About the rich feedback model release

google-research-datasets / richhf-18k

RichHF-18K dataset contains rich human feedback labels we collected for our CVPR'24 paper: https://arxiv.org/pdf/2312.10240, along with the file name of the associated labeled images (no urls or images are included in this dataset).

80 stars 2 forks source link

About the rich feedback model release #3

Open srymaker opened 1 month ago

srymaker commented 1 month ago

Thanks for your great work! Will the rich feedback model be released?I'd love to test and experience the model and apply it to my own tasks！

leebird commented 4 weeks ago

Hello, currently we don't have the plan to release the model.

densechen commented 3 weeks ago

@leebird Looking forward to the rich feedback model...

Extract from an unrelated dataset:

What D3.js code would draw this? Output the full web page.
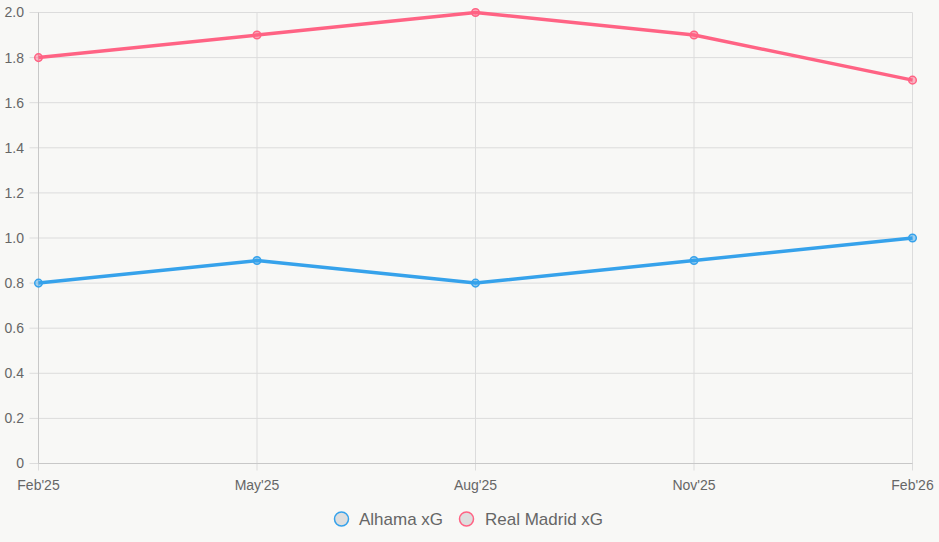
<!DOCTYPE html>
<html><head><meta charset="utf-8">
<script src="https://cdn.jsdelivr.net/npm/d3@7"></script>
<style>html,body{margin:0;padding:0;background:#f8f8f6;}svg{display:block;font-family:"Liberation Sans",Arial,sans-serif;}</style>
</head><body>
<script>
const categories = ["Feb'25","May'25","Aug'25","Nov'25","Feb'26"];
const alhamaXG = [0.8,0.9,0.8,0.9,1.0];
const realMadridXG = [1.8,1.9,2.0,1.9,1.7];
const yTicks = [0,0.2,0.4,0.6,0.8,1.0,1.2,1.4,1.6,1.8,2.0];
const seriesNames = ["Alhama xG","Real Madrid xG"];

const W=939,H=542;
const m={l:38.5,r:912.5,t:12.5,b:463.5};
const svg=d3.select("body").append("svg").attr("width",W).attr("height",H);
svg.append("rect").attr("width",W).attr("height",H).attr("fill","#f8f8f6");
const x=d3.scalePoint().domain(categories).range([m.l,m.r]);
const y=d3.scaleLinear().domain([0,2]).range([m.b,m.t]);

const g=svg.append("g");
g.selectAll("line.h").data(yTicks).join("line")
 .attr("x1",m.l-9).attr("x2",m.r).attr("y1",d=>y(d)).attr("y2",d=>y(d))
 .attr("stroke","#dcdcdc").attr("stroke-width",1);
g.selectAll("line.v").data(categories).join("line")
 .attr("x1",d=>x(d)).attr("x2",d=>x(d)).attr("y1",m.t).attr("y2",m.b+7)
 .attr("stroke","#dcdcdc").attr("stroke-width",1);
svg.append("line").attr("x1",m.l).attr("x2",m.r).attr("y1",m.b).attr("y2",m.b).attr("stroke","#c8c8c8");
svg.append("line").attr("x1",m.l).attr("x2",m.l).attr("y1",m.t).attr("y2",m.b).attr("stroke","#c8c8c8");

svg.append("g").selectAll("text").data(yTicks).join("text")
 .attr("x",24).attr("y",d=>y(d)).attr("dy","0.35em").attr("text-anchor","end")
 .attr("font-size",14).attr("fill","#666")
 .text(d=>d===0?"0":d.toFixed(1));
svg.append("g").selectAll("text").data(categories).join("text")
 .attr("x",d=>x(d)).attr("y",490).attr("text-anchor","middle")
 .attr("font-size",14).attr("fill","#666").text(d=>d);

const series=[
 {name:seriesNames[0],vals:alhamaXG,color:"rgb(54,162,235)",fill:"rgba(54,162,235,0.45)"},
 {name:seriesNames[1],vals:realMadridXG,color:"rgb(255,99,132)",fill:"rgba(255,99,132,0.45)"}
];
const line=d3.line().x((d,i)=>x(categories[i])).y(d=>y(d));
series.forEach(s=>{
 svg.append("path").attr("d",line(s.vals)).attr("fill","none").attr("stroke",s.color).attr("stroke-width",3.5).attr("stroke-linejoin","round");
 svg.append("g").selectAll("circle").data(s.vals).join("circle")
  .attr("cx",(d,i)=>x(categories[i])).attr("cy",d=>y(d)).attr("r",3.8)
  .attr("fill",s.fill).attr("stroke",s.color).attr("stroke-width",1.5);
});

const leg=[{cx:341.5,tx:359},{cx:466.5,tx:485}];
series.forEach((s,i)=>{
 svg.append("circle").attr("cx",leg[i].cx).attr("cy",519).attr("r",7)
  .attr("fill","#dedede").attr("stroke",s.color).attr("stroke-width",1.5);
 svg.append("text").attr("x",leg[i].tx).attr("y",519).attr("dy","0.35em")
  .attr("font-size",17).attr("fill","#666").text(s.name);
});
</script>
</body></html>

udrs commented 3 weeks ago

Looking forward

leebird commented 3 weeks ago

Thanks for all the interests in our work! Due to company policies (related to productization etc.) we could not open source the model. We have included details of how to reproduce the results in our paper. If you have further questions please email the corresponding authors, and we'd be happy to help you reproduce the results.

srymaker commented 3 weeks ago

Hello, can you tell me how you trained the reward model, like which layers were frozen and which tuning method was used?

leebird commented 3 weeks ago

Hi @srymaker , we finetuned all the layers in the model, including the ViT component. We tried freezing the ViT component but it didn't work well, especially for the heatmap tasks. Experiment details including hyperparameters and optimizer can be found in Section 9 in the paper.

srymaker commented 2 weeks ago

Thank you for your answer. Do all layers refer to the encoder and decoder in t5?

leebird commented 1 week ago

@srymaker yes, all the layers are from the ViT and T5 encoder/decoder. Note there is a pretraining stage for the ViT and T5 layers on multimodal data as they were originally pretrained on unimodal data only.